-------- DATA SECTION

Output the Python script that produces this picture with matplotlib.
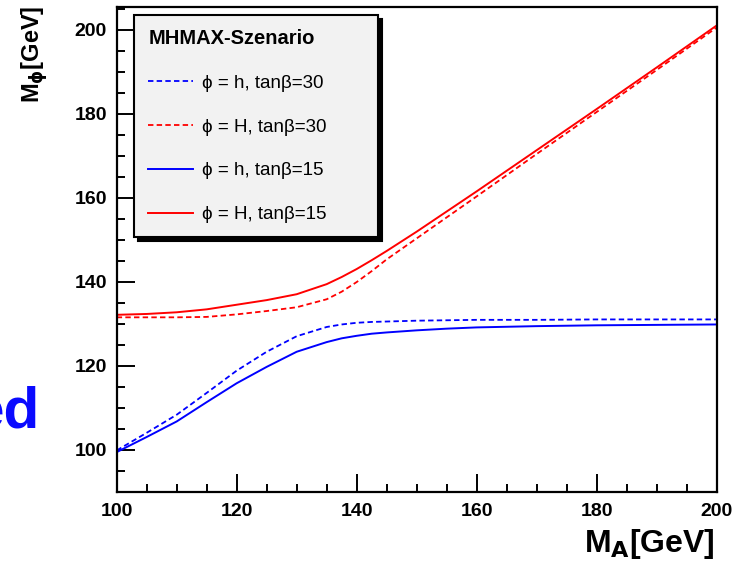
import matplotlib
matplotlib.use("Agg")
import matplotlib.pyplot as plt
from matplotlib.ticker import MultipleLocator

plt.rcParams["font.family"] = ["Liberation Sans", "DejaVu Sans"]

# M_A values (GeV)
m_a = [100, 105, 110, 115, 120, 125, 130, 135, 137.5, 140, 142.5, 145, 150,
       155, 160, 170, 180, 190, 200]

# phi = h, tan(beta) = 30
h_tb30 = [99.8, 104.0, 108.3, 113.5, 118.8, 123.3, 127.0, 129.2, 129.8, 130.2,
          130.4, 130.5, 130.7, 130.8, 130.9, 130.9, 131.0, 131.0, 131.0]
# phi = H, tan(beta) = 30
H_tb30 = [131.5, 131.5, 131.5, 131.6, 132.2, 133.0, 133.9, 135.8, 137.6, 139.9,
          142.5, 145.3, 150.3, 155.3, 160.3, 170.4, 180.4, 190.4, 200.5]
# phi = h, tan(beta) = 15
h_tb15 = [99.4, 103.0, 106.7, 111.3, 115.8, 119.7, 123.3, 125.6, 126.5, 127.1,
          127.6, 127.9, 128.4, 128.8, 129.1, 129.4, 129.6, 129.7, 129.8]
# phi = H, tan(beta) = 15
H_tb15 = [132.1, 132.3, 132.7, 133.4, 134.5, 135.6, 137.0, 139.4, 141.1, 143.0,
          145.1, 147.3, 151.9, 156.7, 161.5, 171.3, 181.1, 191.0, 201.0]

labels = ["ϕ = h, tanβ=30", "ϕ = H, tanβ=30", "ϕ = h, tanβ=15", "ϕ = H, tanβ=15"]

fig = plt.figure(figsize=(7.46, 5.69), dpi=100)
ax = fig.add_axes([0.1564, 0.1353, 0.8043, 0.8524])

dash = (0, (3, 1.8))
ax.plot(m_a, h_tb30, color="#0000ff", lw=1.3, linestyle=dash, label=labels[0])
ax.plot(m_a, H_tb30, color="#ff0000", lw=1.3, linestyle=dash, label=labels[1])
ax.plot(m_a, h_tb15, color="#0000ff", lw=1.4, label=labels[2])
ax.plot(m_a, H_tb15, color="#ff0000", lw=1.4, label=labels[3])

ax.set_xlim(100, 200)
ax.set_ylim(89.9, 205.4)
ax.xaxis.set_major_locator(MultipleLocator(20))
ax.xaxis.set_minor_locator(MultipleLocator(5))
ax.yaxis.set_major_locator(MultipleLocator(20))
ax.yaxis.set_minor_locator(MultipleLocator(5))
ax.tick_params(which="both", direction="in", top=False, right=False, width=1.4)
ax.tick_params(which="major", length=13)
ax.tick_params(which="minor", length=6)
ax.tick_params(axis="y", labelsize=14, pad=7)
ax.tick_params(axis="x", labelsize=14, pad=8)
for lab in ax.get_xticklabels() + ax.get_yticklabels():
    lab.set_fontweight("bold")
for sp in ax.spines.values():
    sp.set_linewidth(1.6)

fig.text(0.958, 0.014, "M$_\\mathbf{A}$[GeV]", ha="right", va="bottom",
         fontsize=23, fontweight="bold")
fig.text(0.026, 0.99, "M$_\\mathbf{ϕ}$[GeV]", ha="left", va="top",
         rotation=90, fontsize=17, fontweight="bold")

# stray slide text at the left edge
fig.text(0.054, 1 - 428 / 569, "ed", ha="right", va="baseline",
         fontsize=42, fontweight="bold", color="#0a0aff")

leg = ax.legend(loc="upper left", bbox_to_anchor=(0.029, 0.534, 0.4067, 0.4495),
                mode="expand", borderaxespad=0, title="MHMAX-Szenario",
                fontsize=13.5,
                title_fontproperties={"size": 14.5, "weight": "bold"},
                labelspacing=1.42, handlelength=2.4, handletextpad=0.45,
                borderpad=0.75, fancybox=False, framealpha=1,
                facecolor="#f2f2f2", edgecolor="black",
                shadow={"color": "black", "alpha": 1, "ox": 3, "oy": -3})
leg.get_frame().set_linewidth(1.5)
leg._legend_box.align = "left"

fig.savefig("out.png", dpi=100)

----------------

• WHAT IS BEING ASKED:
Your answer should be a single number: the count of lines holding the word "matplotlib".

• RESULT FOR THIS TASK:
5